┌────────

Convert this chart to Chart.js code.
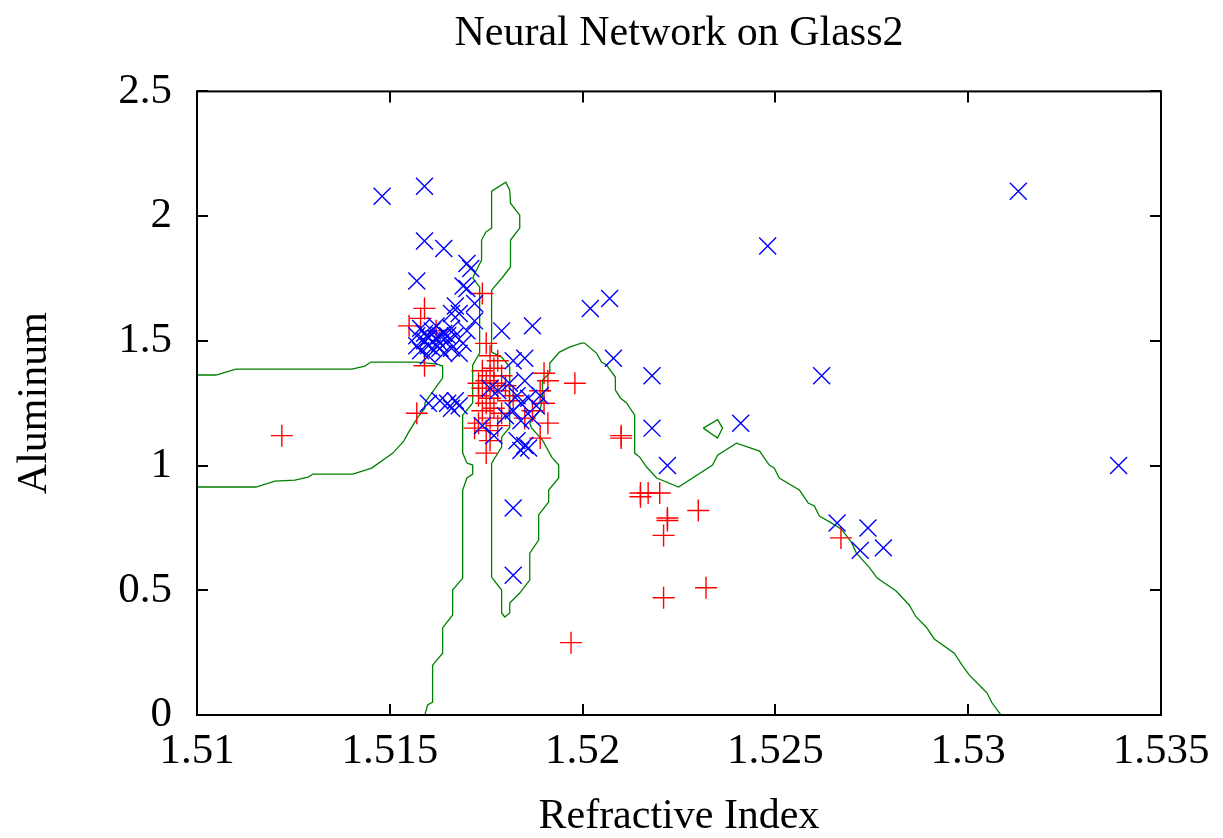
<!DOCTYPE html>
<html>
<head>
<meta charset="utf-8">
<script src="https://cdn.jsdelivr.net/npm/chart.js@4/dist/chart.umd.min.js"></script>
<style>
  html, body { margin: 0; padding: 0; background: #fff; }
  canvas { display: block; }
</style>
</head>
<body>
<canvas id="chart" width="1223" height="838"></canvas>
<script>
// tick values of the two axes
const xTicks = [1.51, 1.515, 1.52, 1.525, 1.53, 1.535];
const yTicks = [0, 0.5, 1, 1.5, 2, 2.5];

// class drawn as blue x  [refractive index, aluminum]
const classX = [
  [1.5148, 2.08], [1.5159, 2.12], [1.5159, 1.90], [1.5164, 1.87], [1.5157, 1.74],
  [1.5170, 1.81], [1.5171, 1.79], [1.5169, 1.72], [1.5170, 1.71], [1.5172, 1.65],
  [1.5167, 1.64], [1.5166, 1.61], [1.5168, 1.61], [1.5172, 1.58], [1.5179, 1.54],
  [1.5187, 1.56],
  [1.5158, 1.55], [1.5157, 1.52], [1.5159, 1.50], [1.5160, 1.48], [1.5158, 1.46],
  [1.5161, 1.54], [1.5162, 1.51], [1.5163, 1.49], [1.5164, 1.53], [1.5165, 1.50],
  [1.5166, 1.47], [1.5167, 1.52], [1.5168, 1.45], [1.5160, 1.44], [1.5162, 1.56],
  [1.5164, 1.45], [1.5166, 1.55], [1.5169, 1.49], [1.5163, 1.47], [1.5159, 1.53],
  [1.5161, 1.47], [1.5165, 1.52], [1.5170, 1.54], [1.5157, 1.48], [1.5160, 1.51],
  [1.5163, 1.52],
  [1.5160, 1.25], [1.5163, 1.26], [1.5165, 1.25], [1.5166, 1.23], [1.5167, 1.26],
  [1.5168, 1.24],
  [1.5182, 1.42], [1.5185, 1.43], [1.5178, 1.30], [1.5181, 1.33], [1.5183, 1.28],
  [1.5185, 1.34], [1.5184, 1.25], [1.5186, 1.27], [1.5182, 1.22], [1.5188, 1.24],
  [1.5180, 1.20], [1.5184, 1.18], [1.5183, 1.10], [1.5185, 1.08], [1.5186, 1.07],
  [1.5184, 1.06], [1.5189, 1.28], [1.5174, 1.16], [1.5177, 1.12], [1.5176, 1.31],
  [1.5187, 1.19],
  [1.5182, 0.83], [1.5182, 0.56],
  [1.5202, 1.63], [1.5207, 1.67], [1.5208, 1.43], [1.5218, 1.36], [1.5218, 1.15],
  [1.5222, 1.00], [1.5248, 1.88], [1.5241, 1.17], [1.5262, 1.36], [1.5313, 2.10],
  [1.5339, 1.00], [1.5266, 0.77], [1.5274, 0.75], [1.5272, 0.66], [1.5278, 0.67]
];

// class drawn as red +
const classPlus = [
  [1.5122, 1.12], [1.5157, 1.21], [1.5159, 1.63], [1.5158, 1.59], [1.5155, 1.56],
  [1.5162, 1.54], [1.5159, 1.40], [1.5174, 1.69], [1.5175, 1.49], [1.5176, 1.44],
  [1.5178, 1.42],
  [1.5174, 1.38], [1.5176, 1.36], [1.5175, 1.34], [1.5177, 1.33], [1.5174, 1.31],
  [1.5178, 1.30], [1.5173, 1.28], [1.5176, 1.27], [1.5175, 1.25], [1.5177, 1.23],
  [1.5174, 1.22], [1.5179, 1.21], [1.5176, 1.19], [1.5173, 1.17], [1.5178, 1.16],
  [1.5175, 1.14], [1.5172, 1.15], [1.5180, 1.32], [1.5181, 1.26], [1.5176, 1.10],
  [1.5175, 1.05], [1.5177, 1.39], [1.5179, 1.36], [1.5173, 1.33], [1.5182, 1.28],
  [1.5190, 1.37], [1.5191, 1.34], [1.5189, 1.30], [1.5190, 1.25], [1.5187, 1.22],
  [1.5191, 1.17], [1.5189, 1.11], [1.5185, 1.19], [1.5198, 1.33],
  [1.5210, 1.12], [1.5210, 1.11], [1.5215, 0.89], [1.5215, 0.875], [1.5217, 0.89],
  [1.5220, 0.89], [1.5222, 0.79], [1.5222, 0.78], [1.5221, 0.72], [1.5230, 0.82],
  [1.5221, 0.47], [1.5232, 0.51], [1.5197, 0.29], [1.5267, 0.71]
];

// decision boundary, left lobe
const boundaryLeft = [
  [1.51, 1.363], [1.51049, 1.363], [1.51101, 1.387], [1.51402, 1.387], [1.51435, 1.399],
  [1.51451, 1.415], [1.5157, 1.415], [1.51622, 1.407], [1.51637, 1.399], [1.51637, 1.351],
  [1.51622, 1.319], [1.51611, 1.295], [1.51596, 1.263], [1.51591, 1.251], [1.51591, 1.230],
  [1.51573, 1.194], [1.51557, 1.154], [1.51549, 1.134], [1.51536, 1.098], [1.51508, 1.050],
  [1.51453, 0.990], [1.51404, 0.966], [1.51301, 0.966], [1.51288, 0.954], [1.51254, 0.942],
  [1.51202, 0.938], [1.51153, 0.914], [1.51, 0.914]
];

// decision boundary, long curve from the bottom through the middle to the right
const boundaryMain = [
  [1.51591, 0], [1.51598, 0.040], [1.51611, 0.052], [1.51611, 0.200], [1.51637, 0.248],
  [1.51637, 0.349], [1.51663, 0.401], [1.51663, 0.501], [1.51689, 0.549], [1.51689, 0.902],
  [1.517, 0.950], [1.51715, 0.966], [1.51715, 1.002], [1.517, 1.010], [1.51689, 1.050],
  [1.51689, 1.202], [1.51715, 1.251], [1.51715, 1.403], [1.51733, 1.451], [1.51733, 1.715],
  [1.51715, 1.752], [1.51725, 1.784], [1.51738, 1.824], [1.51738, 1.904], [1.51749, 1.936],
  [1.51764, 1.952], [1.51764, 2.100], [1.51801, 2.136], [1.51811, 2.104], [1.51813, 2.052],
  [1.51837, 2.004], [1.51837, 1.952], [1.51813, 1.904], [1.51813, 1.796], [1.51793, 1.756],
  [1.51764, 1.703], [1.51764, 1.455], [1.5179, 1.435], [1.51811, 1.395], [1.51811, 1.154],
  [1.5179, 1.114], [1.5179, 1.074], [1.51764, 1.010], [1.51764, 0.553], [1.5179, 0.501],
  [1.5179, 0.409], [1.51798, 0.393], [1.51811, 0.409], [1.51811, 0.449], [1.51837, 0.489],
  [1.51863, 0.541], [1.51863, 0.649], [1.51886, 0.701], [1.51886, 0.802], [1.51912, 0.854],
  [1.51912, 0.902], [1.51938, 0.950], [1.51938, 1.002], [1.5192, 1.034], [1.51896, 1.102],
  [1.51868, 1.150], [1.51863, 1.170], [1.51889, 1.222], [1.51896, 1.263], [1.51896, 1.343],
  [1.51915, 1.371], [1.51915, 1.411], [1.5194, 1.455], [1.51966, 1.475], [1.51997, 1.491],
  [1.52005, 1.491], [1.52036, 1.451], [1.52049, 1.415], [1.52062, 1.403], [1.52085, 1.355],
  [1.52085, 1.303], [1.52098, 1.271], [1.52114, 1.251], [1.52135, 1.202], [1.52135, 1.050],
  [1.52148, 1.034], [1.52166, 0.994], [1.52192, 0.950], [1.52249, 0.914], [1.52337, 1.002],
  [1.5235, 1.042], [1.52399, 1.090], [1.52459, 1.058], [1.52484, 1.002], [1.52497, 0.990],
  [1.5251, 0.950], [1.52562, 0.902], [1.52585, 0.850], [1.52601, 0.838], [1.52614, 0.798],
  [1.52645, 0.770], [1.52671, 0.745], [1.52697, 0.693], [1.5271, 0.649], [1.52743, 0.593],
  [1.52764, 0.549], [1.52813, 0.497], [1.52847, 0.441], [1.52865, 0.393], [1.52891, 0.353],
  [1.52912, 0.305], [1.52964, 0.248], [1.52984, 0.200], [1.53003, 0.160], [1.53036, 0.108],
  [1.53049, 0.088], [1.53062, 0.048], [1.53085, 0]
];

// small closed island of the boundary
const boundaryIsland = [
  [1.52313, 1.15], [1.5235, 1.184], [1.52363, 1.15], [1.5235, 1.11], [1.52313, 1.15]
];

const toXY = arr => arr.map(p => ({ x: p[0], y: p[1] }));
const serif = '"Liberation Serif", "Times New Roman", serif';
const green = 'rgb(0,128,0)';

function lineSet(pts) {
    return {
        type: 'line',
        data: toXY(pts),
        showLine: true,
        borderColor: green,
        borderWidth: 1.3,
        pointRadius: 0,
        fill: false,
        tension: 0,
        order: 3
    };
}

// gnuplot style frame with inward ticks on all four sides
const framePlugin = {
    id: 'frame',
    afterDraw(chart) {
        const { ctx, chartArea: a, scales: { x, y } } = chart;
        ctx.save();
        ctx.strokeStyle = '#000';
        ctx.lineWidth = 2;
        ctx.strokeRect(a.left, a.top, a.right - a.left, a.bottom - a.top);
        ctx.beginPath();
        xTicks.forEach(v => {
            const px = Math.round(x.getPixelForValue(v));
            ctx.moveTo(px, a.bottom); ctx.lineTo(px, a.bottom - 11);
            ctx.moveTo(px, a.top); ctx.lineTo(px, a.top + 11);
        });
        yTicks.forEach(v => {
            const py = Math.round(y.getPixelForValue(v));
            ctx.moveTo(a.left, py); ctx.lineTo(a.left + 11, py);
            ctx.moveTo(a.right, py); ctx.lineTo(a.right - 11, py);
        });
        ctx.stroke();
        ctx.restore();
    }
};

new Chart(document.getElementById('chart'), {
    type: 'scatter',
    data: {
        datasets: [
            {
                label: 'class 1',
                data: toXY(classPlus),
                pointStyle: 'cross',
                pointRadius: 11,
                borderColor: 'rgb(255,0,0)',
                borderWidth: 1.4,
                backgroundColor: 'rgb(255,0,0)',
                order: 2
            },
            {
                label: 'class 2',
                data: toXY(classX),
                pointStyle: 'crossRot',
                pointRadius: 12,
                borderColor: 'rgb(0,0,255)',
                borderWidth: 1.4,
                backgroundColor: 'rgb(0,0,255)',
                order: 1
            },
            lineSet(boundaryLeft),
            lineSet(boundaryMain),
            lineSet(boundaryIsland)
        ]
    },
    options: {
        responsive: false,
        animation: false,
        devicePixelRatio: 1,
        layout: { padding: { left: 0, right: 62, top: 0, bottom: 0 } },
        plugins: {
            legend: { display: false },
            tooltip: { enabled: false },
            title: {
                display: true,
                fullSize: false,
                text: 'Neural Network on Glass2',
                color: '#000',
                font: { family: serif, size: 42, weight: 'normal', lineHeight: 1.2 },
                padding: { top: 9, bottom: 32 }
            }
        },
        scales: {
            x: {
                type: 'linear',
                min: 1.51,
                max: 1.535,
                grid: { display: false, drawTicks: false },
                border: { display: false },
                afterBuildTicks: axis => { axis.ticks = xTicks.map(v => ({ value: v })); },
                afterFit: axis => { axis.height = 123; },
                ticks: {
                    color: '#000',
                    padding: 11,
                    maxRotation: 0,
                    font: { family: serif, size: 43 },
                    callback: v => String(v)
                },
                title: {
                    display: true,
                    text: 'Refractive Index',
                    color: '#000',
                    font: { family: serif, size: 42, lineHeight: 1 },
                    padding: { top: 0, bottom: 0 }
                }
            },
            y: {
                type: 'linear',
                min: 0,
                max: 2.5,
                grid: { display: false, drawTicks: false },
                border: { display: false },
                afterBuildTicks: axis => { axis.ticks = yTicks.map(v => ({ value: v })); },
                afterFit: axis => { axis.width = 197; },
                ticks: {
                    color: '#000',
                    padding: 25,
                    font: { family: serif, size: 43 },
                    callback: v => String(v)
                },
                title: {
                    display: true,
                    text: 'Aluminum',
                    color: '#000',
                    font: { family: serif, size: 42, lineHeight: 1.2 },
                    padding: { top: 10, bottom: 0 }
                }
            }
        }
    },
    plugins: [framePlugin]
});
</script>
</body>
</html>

└────────

▶ **Short exercise**: Leave out any pictures and return exactly the lines from the beginning of the data through the line with "const yTicks = [0, 0.5, 1, 1.5, 2, 2.5];", inclusive.

▶ **Solved exercise**:
Convert this chart to Chart.js code.
<!DOCTYPE html>
<html>
<head>
<meta charset="utf-8">
<script src="https://cdn.jsdelivr.net/npm/chart.js@4/dist/chart.umd.min.js"></script>
<style>
  html, body { margin: 0; padding: 0; background: #fff; }
  canvas { display: block; }
</style>
</head>
<body>
<canvas id="chart" width="1223" height="838"></canvas>
<script>
// tick values of the two axes
const xTicks = [1.51, 1.515, 1.52, 1.525, 1.53, 1.535];
const yTicks = [0, 0.5, 1, 1.5, 2, 2.5];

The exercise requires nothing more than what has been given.